You may have heard about the complicated production, which included filming in extreme and occasionally torturous weather conditions in order to capture Glass’s desperate plight in the untamed 1820s wilderness after he’s savagely mauled by a bear and left for dead. (Surely, you heard about the bear…) You may have heard about DiCaprio ’s commitment, which included submitting to freezing environments and eating bison liver — anecdotes used to pad his campaign for that long-overdue Oscar for Best Actor.

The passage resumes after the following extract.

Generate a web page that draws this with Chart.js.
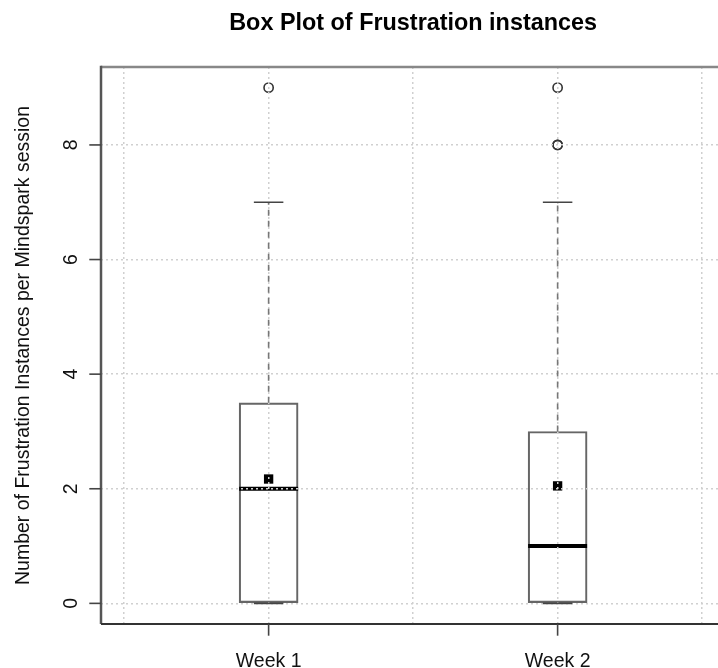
<!DOCTYPE html>
<html>
<head>
<meta charset="utf-8">
<script src="https://cdn.jsdelivr.net/npm/chart.js@4.4.1/dist/chart.umd.min.js"></script>
<style>
  html, body { margin: 0; padding: 0; background: #fff; overflow: hidden; }
  canvas { display: block; }
</style>
</head>
<body>
<canvas id="boxplot" width="718" height="668"></canvas>
<script>
// Box plot values
const categories = ["Week 1", "Week 2"];
const whiskerLow = [0, 0];
const q1 = [0, 0];
const medians = [2, 1];
const q3 = [3.5, 3];
const whiskerHigh = [7, 7];
const means = [2.17, 2.05];
const outliers = [[9], [8, 8, 9]];

const yTicks = [0, 2, 4, 6, 8];
const xGrid = [0.5, 1, 1.5, 2, 2.5];

const title = "Box Plot of Frustration instances";
const yTitle = "Number of Frustration Instances per Mindspark session";

const FONT = "'Liberation Sans', Arial, Helvetica, sans-serif";
const LINE = 23.4; // one R "line" of margin text
const HALF_BOX = 29.5;

// medians go under the dotted grid, like in R
const boxMedians = {
    id: "boxMedians",
    afterDatasetsDraw(chart) {
        const { ctx, scales: { x, y } } = chart;
        ctx.save();
        ctx.strokeStyle = "#000";
        ctx.lineWidth = 4;
        categories.forEach((c, i) => {
            const px = x.getPixelForValue(i + 1);
            const pm = y.getPixelForValue(medians[i]);
            ctx.beginPath();
            ctx.moveTo(px - HALF_BOX, pm);
            ctx.lineTo(px + HALF_BOX, pm);
            ctx.stroke();
        });
        ctx.restore();
    },
};

// whiskers, staples, frame, ticks and texts
const rAxes = {
    id: "rAxes",
    afterDraw(chart) {
        const { ctx, chartArea: a, scales: { x, y } } = chart;
        ctx.save();
        ctx.lineCap = "butt";

        categories.forEach((c, i) => {
            const px = x.getPixelForValue(i + 1);
            ctx.strokeStyle = "#777";
            ctx.lineWidth = 1.6;
            ctx.setLineDash([6, 5]);
            ctx.beginPath();
            ctx.moveTo(px, y.getPixelForValue(q3[i]));
            ctx.lineTo(px, y.getPixelForValue(whiskerHigh[i]));
            ctx.moveTo(px, y.getPixelForValue(q1[i]));
            ctx.lineTo(px, y.getPixelForValue(whiskerLow[i]));
            ctx.stroke();
            ctx.setLineDash([]);
            ctx.strokeStyle = "#444";
            ctx.beginPath();
            [whiskerHigh[i], whiskerLow[i]].forEach((v) => {
                const py = y.getPixelForValue(v);
                ctx.moveTo(px - HALF_BOX / 2, py);
                ctx.lineTo(px + HALF_BOX / 2, py);
            });
            ctx.stroke();
        });

        // frame
        ctx.strokeStyle = "#888";
        ctx.lineWidth = 2.5;
        ctx.beginPath();
        ctx.moveTo(a.left, a.top);
        ctx.lineTo(a.right, a.top);
        ctx.stroke();
        ctx.strokeStyle = "#555";
        ctx.beginPath();
        ctx.moveTo(a.left, a.top - 1.2);
        ctx.lineTo(a.left, a.bottom);
        ctx.stroke();
        ctx.strokeStyle = "#333";
        ctx.lineWidth = 1.8;
        ctx.beginPath();
        ctx.moveTo(a.left, a.bottom);
        ctx.lineTo(a.right, a.bottom);
        ctx.stroke();

        ctx.fillStyle = "#111";
        ctx.font = "19.5px " + FONT;
        ctx.strokeStyle = "#444";
        ctx.lineWidth = 1.6;
        ctx.textAlign = "center";
        ctx.textBaseline = "alphabetic";

        // y ticks
        yTicks.forEach((v) => {
            const py = y.getPixelForValue(v);
            ctx.beginPath();
            ctx.moveTo(a.left - LINE / 2, py);
            ctx.lineTo(a.left, py);
            ctx.stroke();
            ctx.save();
            ctx.translate(a.left - LINE - 1, py);
            ctx.rotate(-Math.PI / 2);
            ctx.fillText(String(v), 0, 0);
            ctx.restore();
        });

        // x ticks
        categories.forEach((c, i) => {
            const px = x.getPixelForValue(i + 1);
            ctx.beginPath();
            ctx.moveTo(px, a.bottom);
            ctx.lineTo(px, a.bottom + LINE / 2);
            ctx.stroke();
            ctx.fillText(c, px, a.bottom + 43);
        });

        // y axis title
        ctx.save();
        ctx.translate(a.left - 3 * LINE - 2, (a.top + a.bottom) / 2);
        ctx.rotate(-Math.PI / 2);
        ctx.fillText(yTitle, 0, 0);
        ctx.restore();

        // main title, centred on the plot's x range
        ctx.fillStyle = "#000";
        ctx.font = "bold 23.4px " + FONT;
        ctx.fillText(title, x.getPixelForValue(1.5), 29.5);

        ctx.restore();
    },
};

const gridStyle = {
    color: "#d0d0d0",
    lineWidth: 1.5,
    drawTicks: false,
    offset: false,
    z: 1,
};

new Chart(document.getElementById("boxplot"), {
    type: "scatter",
    data: {
        datasets: [
            {
                type: "bar",
                label: "Box",
                data: categories.map((c, i) => ({ x: i + 1, y: [q1[i], q3[i]] })),
                backgroundColor: "rgba(255,255,255,0)",
                borderColor: "#666",
                borderWidth: 1.5,
                borderSkipped: false,
                barThickness: 59,
                order: 3,
            },
            {
                label: "Outliers",
                data: outliers.flatMap((vals, i) => vals.map((v) => ({ x: i + 1, y: v }))),
                pointStyle: "circle",
                pointRadius: 4.6,
                pointBorderWidth: 1.6,
                pointBorderColor: "#333",
                pointBackgroundColor: "rgba(255,255,255,0)",
                order: 2,
            },
            {
                label: "Mean",
                data: means.map((v, i) => ({ x: i + 1, y: v })),
                pointStyle: "rect",
                pointRadius: 6.6,
                pointBorderWidth: 0,
                pointBackgroundColor: "#000",
                order: 1,
            },
        ],
    },
    options: {
        responsive: false,
        animation: false,
        events: [],
        layout: {
            autoPadding: false,
            padding: { left: 101, right: 0, top: 67, bottom: 44 },
        },
        scales: {
            x: {
                type: "linear",
                offset: false,
                min: 0.42,
                max: 2.555,
                afterBuildTicks: (s) => {
                    s.ticks = xGrid.map((v) => ({ value: v }));
                },
                afterFit: (s) => {
                    s.height = 0;
                },
                ticks: { display: false },
                grid: gridStyle,
                border: { display: false, dash: [2, 3] },
            },
            y: {
                type: "linear",
                min: -0.36,
                max: 9.36,
                afterBuildTicks: (s) => {
                    s.ticks = yTicks.map((v) => ({ value: v }));
                },
                afterFit: (s) => {
                    s.width = 0;
                },
                ticks: { display: false },
                grid: gridStyle,
                border: { display: false, dash: [2, 3] },
            },
        },
        plugins: {
            legend: { display: false },
            tooltip: { enabled: false },
            title: { display: false },
        },
    },
    plugins: [boxMedians, rAxes],
});
</script>
</body>
</html>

And you may have heard about the precision and uncompromising demands of director Alejandro González Iñárritu and cinematographer Emmanuel Lubezki, the Oscar-winning duo from Birdman, that may have something to do with the crew members who walked off the set when times got hard.
Making The Revenant was a journey into the heart of darkness because it had to be. Glass’s tale, long mythologized and resurrected by Michael Punke’s 2002 novel, on which the film is based, is a miraculous survivor’s tale. On the brink of death following his disastrous encounter with a bear, Glass was left in the care of two fellow trappers — played by Tom Hardy and Will Poulter — bribed by their boss to give him a proper burial once he expired. But as Glass lingered, and hostile Indians lurked in the wilderness, they took matters into the own hands. Somehow, Glass survived and set off in pursuit of the dishonorable men who betrayed him.
“The Revenant marks Alejandro González Iñárritu’s return to the big screen with a vengeance — literally,” says EW’s Chris Nashawaty in his B review of the film. “It’s an epic about the existential extremes human beings will go to for revenge. Well, that, and witnessing one of Hollywood’s biggest stars endure a Passion of the Christ-style beating from man, beast, and nature.”